Campbell’s Serves Up A Bowl Of ‘Digital Fitness’

Want some digital literacy with your can of soup?

With brands ever more ardently trying to connect with consumers, especially that coveted 18-24-year-old demographic, it should go without saying that their marketers need to be on top of what’s going on in digital. But more often than not, established brands struggle to keep up with digital’s rapid evolution.

Campbell’s is here to help. Yes, that Campbell’s.

Adam Kmiec, the global head of digital and social for the venerable canned soup company, is on a mission to ensure that his brand has all the tools to be as “digitally fit” as possible. This week, Kmiec announced via Twitter and on his blog that Campbell’s, a 144-year-old brand, has created a “Digital Fitness Accelerator Kit” to ensure that the organization and its people are up to speed on all things digital.

“Digital fitness is about both a lifestyle choice and an everyday commitment,” he told Digiday.

Toward that end, the kit Kmiec helped put together includes devices like Roku and JawBone, recommended apps – both paid and free along with an iTunes card so that people can download them — and suggested reading, including online news sources and books like “Six Pixels of Separation.” Kmiec and Zach Barkus, head of mobile and emerging media at Campbell’s, hand-picked the items for the kit.

“These items are shaping the ways people connect with each other and manage their lives,” said Kmiec. “Each item in the kit was carefully selected – it had to be relevant, actionable and tied directly to consumer and business trends we believe are important. For example, we know we’re living in a world of quantified lives. We can measure and track just about everything. That’s where the fitness trackers like the JawBone Up or Nike Fuel Band became logical choices.”

For now, Campbell’s is only giving the kits to a small group of people from across its organization to be the first try them out and provide feedback. Kmiec said it’s too early to say how far Campbell’s will scale its kit’s distribution, since it’s still in a 90-day pilot period.

According an exec from another brand who preferred to remain anonymous, digital fitness isn’t an organization-wide issue, just a concern for the senior executives.

“The younger the marketers are, the less we need to do these things,” said the exec. “We set up things for our older folks like having a list of 15 devices that they need to have and an assignments to complete, like watching something online on Netflix.”
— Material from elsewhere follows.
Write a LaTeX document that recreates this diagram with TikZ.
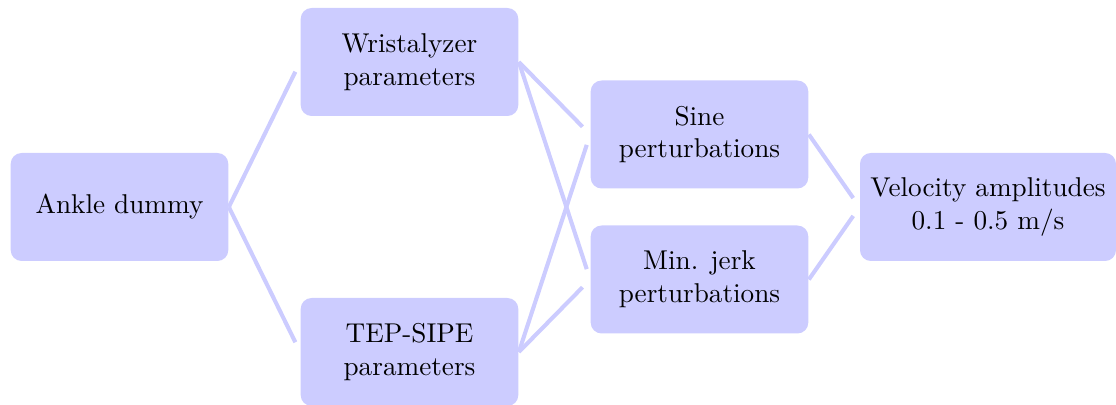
\documentclass[tikz,border=0pt]{standalone}
\begin{document}
\begin{tikzpicture}[x=0.3676pt,y=-0.3676pt,
  box/.style={fill=blue!20, rounded corners=4pt, minimum width=80pt, minimum height=39.7pt, align=center, inner sep=3.33pt},
  link/.style={draw=blue!20, line width=1.5pt, shorten >=4pt}]
\useasboundingbox (0,0) rectangle (1116,405);
\node[box] (ankle) at (119.5,207) {Ankle dummy};
\node[box] (wrist) at (409.5,62) {Wristalyzer\\parameters};
\node[box] (tep) at (409.5,352) {TEP-SIPE\\parameters};
\node[box] (sine) at (699.5,134.5) {Sine\\perturbations};
\node[box] (jerk) at (699.5,279.5) {Min. jerk\\perturbations};
\node[box, minimum width=94.1pt] (vel) at (988,207) {Velocity amplitudes\\0.1 - 0.5 m/s};
\draw[link] (ankle.east) -- (wrist.west);
\draw[link] (ankle.east) -- (tep.west);
\draw[link] (wrist.east) -- (sine.west);
\draw[link] (wrist.east) -- (jerk.west);
\draw[link] (tep.east) -- (sine.west);
\draw[link] (tep.east) -- (jerk.west);
\draw[link] (sine.east) -- (vel.west);
\draw[link] (jerk.east) -- (vel.west);
\end{tikzpicture}
\end{document}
Giving the same kit to every employee at a brand may not make sense. As the brand exec explained, there are initiatives for the senior executives who didn’t grow up with the kind of technology that the younger staffers did, like a reverse-mentor program in which a younger marketer is paired with a senior exec to “ensure that the walls come down and that senior execs can ask real questions about what they don’t understand and where they are behind.”

“A kit might not be the ready delivery device for every organization,” said Kmiec. “But every organization needs an approach for filtering the signal from the noise, identifying the right trends to focus on and improving their level of digital fitness.” Something to think about over your next can of delicious tomato soup.